Forte et fragile à la fois, c’est depuis plus de 3 ans une femme dont l’état civil masculin n’est que le vestige d’une vie antérieure.
Une femme, qui, à son arrivée au poste de police, est fouillée intégralement par deux agents masculins de la PAF, et ce « dans la plus stricte légalité » au regard de son état civil masculin [1]. Regina est offensée. Elle dénonce un traitement dégradant, dénigrant et discriminatoire en raison de sa condition de transsexuelle.
Placée au lieu d’hébergement de la zone d’attente (ZAPI 3) le temps de l’organisation de son renvoi vers le Brésil, Regina dépose une demande d’admission sur le territoire au titre de l’asile. Après le rejet de celle-ci par le ministère de l’intérieur, son renvoi vers Sao Paulo est prévu le 31 juillet.
Mais il n’aura pas lieu à la date indiquée.
Regina déclare avoir été victime ce même jour d’un viol en zone d’attente, perpétré par un autre maintenu, qui demandera à être renvoyé dans son pays d’origine le soir même des faits.
Dévastée, Regina se confie à une médiatrice de la Croix-Rouge, puis au médecin de la zone d’attente, et porte plainte auprès de la PAF contre son agresseur présumé le 1e août.
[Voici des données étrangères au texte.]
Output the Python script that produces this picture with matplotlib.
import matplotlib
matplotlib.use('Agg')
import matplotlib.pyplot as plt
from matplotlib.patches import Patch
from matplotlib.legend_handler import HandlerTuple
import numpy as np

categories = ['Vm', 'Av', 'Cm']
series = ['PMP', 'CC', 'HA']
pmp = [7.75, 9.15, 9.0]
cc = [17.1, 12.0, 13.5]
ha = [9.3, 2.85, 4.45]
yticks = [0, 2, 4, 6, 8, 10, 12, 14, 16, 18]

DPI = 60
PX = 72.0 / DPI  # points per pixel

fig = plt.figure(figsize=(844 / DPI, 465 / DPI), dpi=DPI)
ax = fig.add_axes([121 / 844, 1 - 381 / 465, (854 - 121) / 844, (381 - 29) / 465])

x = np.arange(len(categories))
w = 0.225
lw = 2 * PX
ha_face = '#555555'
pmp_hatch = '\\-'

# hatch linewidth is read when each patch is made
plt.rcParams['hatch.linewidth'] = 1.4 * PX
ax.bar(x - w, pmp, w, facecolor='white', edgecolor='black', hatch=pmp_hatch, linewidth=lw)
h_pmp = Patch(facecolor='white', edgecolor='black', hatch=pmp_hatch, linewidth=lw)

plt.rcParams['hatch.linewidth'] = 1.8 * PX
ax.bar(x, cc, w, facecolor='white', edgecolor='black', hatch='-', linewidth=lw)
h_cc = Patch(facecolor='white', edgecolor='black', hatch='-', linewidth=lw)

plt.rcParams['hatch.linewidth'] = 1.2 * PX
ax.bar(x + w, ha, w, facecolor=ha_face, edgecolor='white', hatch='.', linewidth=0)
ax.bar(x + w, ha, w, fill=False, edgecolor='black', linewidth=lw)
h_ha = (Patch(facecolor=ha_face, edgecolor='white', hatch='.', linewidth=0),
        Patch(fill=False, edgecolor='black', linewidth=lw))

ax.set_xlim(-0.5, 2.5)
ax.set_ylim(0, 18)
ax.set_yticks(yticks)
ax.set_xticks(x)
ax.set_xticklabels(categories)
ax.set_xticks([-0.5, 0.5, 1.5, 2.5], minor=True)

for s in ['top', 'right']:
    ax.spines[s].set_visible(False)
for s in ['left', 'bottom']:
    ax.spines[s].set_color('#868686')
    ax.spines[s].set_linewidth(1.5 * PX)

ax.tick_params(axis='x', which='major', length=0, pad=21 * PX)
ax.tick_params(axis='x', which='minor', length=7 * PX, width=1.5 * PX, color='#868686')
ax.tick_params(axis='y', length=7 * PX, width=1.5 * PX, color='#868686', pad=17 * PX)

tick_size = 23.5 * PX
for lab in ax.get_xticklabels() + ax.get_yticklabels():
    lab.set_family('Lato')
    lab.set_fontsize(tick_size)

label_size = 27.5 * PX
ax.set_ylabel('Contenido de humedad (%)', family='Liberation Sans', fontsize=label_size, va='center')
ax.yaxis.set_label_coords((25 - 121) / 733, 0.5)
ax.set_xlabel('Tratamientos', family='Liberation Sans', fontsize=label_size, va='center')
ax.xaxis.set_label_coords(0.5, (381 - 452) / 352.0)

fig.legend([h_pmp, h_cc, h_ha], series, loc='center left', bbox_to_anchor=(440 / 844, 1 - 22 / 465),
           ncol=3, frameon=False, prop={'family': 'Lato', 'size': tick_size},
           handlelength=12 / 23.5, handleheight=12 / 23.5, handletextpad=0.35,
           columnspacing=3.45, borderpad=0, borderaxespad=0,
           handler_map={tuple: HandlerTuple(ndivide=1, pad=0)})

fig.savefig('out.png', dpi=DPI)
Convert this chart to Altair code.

Une enquête est ouverte, et dans le même temps commence le suivi médical de Regina, via l’unité médico judiciaire de l’hôpital Jean Verdier, dont les rendez-vous, notamment avec un psychologue, s’étendent jusqu’au mois de septembre.
Regina est sous tranquillisants. Prostrée et apeurée, elle s’enferme dans sa chambre en zone d’attente. Son renvoi vers le Brésil est suspendu le temps de l’enquête. Pour autant il n’est pas mis fin à son maintien. Malgré le traumatisme allégué, les autorités ne semblent pas envisager de reconsidérer le refus d’entrée sur le territoire français prononcé à l’encontre de Regina.
Seul le juge des libertés et de la détention (JLD), en tant que gardien des libertés individuelles, est à même de la libérer et de l’admettre sur le territoire où elle pourrait être prise en charge au niveau médical et psychologique.
Mais Regina n’aura pas l’occasion de faire valoir ses droits devant le juge judiciaire. La veille de son second passage devant le JLD, soit le 11e jour de son maintien, elle est discrètement renvoyée au Brésil par la police aux frontières, par le vol de 23h30.
En 6 jours, la procédure ouverte pour viol aura été classée sans suite par le Parquet et le réacheminement de Regina organisé sans délai, loin du regard judiciaire, qui n’aura donc jamais eu vent de cette affaire, dont l’épilogue est pour le moins effrayant.
Le renvoi forcé de Regina témoigne ainsi de l’efficacité du travail de l’administration, quitte à lui causer un traumatisme supplémentaire, et à nier sa qualité de victime.
Un point final loin d’apporter un début de réponse à la problématique du traitement et des conditions de maintien des transsexuels en zone d’attente.
Brigitte, Intervenante Anafé, 2010
[1] La loi prévoit que les fouilles à corps doivent être pratiquées par des agents de même sexe que les personnes maintenues.